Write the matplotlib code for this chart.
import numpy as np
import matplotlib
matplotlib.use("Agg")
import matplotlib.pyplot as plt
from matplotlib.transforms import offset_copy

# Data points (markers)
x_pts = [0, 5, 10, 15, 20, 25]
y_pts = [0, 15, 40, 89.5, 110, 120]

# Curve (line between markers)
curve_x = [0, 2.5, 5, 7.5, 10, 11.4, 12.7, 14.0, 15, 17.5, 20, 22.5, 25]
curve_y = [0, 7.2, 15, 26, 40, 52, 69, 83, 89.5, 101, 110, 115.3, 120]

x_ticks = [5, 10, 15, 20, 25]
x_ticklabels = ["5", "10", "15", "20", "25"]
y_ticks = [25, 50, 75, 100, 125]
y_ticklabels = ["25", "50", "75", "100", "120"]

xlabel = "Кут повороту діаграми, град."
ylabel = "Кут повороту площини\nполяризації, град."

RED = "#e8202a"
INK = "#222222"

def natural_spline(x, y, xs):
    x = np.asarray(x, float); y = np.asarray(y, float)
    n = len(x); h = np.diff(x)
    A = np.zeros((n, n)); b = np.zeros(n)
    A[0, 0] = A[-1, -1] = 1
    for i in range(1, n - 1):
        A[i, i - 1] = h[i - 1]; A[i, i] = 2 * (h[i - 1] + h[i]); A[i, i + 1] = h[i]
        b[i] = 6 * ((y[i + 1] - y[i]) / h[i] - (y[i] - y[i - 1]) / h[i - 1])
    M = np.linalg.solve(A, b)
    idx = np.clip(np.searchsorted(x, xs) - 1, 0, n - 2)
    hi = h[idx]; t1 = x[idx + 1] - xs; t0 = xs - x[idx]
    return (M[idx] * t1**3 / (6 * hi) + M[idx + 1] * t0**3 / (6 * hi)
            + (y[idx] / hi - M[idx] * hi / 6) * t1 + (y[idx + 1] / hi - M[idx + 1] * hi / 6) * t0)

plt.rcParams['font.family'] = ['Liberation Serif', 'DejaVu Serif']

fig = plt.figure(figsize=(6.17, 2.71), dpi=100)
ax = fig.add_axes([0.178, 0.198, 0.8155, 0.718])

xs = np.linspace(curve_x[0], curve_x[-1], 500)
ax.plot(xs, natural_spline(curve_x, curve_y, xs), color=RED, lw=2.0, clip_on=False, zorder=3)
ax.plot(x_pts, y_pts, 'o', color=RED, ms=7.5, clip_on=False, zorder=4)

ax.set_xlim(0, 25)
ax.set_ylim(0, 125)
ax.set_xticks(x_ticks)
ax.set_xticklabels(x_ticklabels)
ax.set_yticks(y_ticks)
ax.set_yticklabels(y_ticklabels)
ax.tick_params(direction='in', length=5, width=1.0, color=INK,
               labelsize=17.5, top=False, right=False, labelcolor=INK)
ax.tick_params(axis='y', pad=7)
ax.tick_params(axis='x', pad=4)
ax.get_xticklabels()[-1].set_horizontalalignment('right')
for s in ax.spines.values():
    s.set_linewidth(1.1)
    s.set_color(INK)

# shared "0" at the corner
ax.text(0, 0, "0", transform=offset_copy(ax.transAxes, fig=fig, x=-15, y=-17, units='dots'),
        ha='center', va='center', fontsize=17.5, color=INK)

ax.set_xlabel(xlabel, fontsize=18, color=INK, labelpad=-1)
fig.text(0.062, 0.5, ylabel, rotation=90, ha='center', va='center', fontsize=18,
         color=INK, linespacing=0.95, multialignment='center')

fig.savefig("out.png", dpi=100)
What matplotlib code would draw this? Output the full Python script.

────

Send back all of the entries exactly, with nothing missing.

Exercise result →
Write the matplotlib code for this chart.
import numpy as np
import matplotlib
matplotlib.use("Agg")
import matplotlib.pyplot as plt
from matplotlib.transforms import offset_copy

# Data points (markers)
x_pts = [0, 5, 10, 15, 20, 25]
y_pts = [0, 15, 40, 89.5, 110, 120]

# Curve (line between markers)
curve_x = [0, 2.5, 5, 7.5, 10, 11.4, 12.7, 14.0, 15, 17.5, 20, 22.5, 25]
curve_y = [0, 7.2, 15, 26, 40, 52, 69, 83, 89.5, 101, 110, 115.3, 120]

x_ticks = [5, 10, 15, 20, 25]
x_ticklabels = ["5", "10", "15", "20", "25"]
y_ticks = [25, 50, 75, 100, 125]
y_ticklabels = ["25", "50", "75", "100", "120"]

xlabel = "Кут повороту діаграми, град."
ylabel = "Кут повороту площини\nполяризації, град."

RED = "#e8202a"
INK = "#222222"

def natural_spline(x, y, xs):
    x = np.asarray(x, float); y = np.asarray(y, float)
    n = len(x); h = np.diff(x)
    A = np.zeros((n, n)); b = np.zeros(n)
    A[0, 0] = A[-1, -1] = 1
    for i in range(1, n - 1):
        A[i, i - 1] = h[i - 1]; A[i, i] = 2 * (h[i - 1] + h[i]); A[i, i + 1] = h[i]
        b[i] = 6 * ((y[i + 1] - y[i]) / h[i] - (y[i] - y[i - 1]) / h[i - 1])
    M = np.linalg.solve(A, b)
    idx = np.clip(np.searchsorted(x, xs) - 1, 0, n - 2)
    hi = h[idx]; t1 = x[idx + 1] - xs; t0 = xs - x[idx]
    return (M[idx] * t1**3 / (6 * hi) + M[idx + 1] * t0**3 / (6 * hi)
            + (y[idx] / hi - M[idx] * hi / 6) * t1 + (y[idx + 1] / hi - M[idx + 1] * hi / 6) * t0)

plt.rcParams['font.family'] = ['Liberation Serif', 'DejaVu Serif']

fig = plt.figure(figsize=(6.17, 2.71), dpi=100)
ax = fig.add_axes([0.178, 0.198, 0.8155, 0.718])

xs = np.linspace(curve_x[0], curve_x[-1], 500)
ax.plot(xs, natural_spline(curve_x, curve_y, xs), color=RED, lw=2.0, clip_on=False, zorder=3)
ax.plot(x_pts, y_pts, 'o', color=RED, ms=7.5, clip_on=False, zorder=4)

ax.set_xlim(0, 25)
ax.set_ylim(0, 125)
ax.set_xticks(x_ticks)
ax.set_xticklabels(x_ticklabels)
ax.set_yticks(y_ticks)
ax.set_yticklabels(y_ticklabels)
ax.tick_params(direction='in', length=5, width=1.0, color=INK,
               labelsize=17.5, top=False, right=False, labelcolor=INK)
ax.tick_params(axis='y', pad=7)
ax.tick_params(axis='x', pad=4)
ax.get_xticklabels()[-1].set_horizontalalignment('right')
for s in ax.spines.values():
    s.set_linewidth(1.1)
    s.set_color(INK)

# shared "0" at the corner
ax.text(0, 0, "0", transform=offset_copy(ax.transAxes, fig=fig, x=-15, y=-17, units='dots'),
        ha='center', va='center', fontsize=17.5, color=INK)

ax.set_xlabel(xlabel, fontsize=18, color=INK, labelpad=-1)
fig.text(0.062, 0.5, ylabel, rotation=90, ha='center', va='center', fontsize=18,
         color=INK, linespacing=0.95, multialignment='center')

fig.savefig("out.png", dpi=100)
What matplotlib code would draw this? Output the full Python script.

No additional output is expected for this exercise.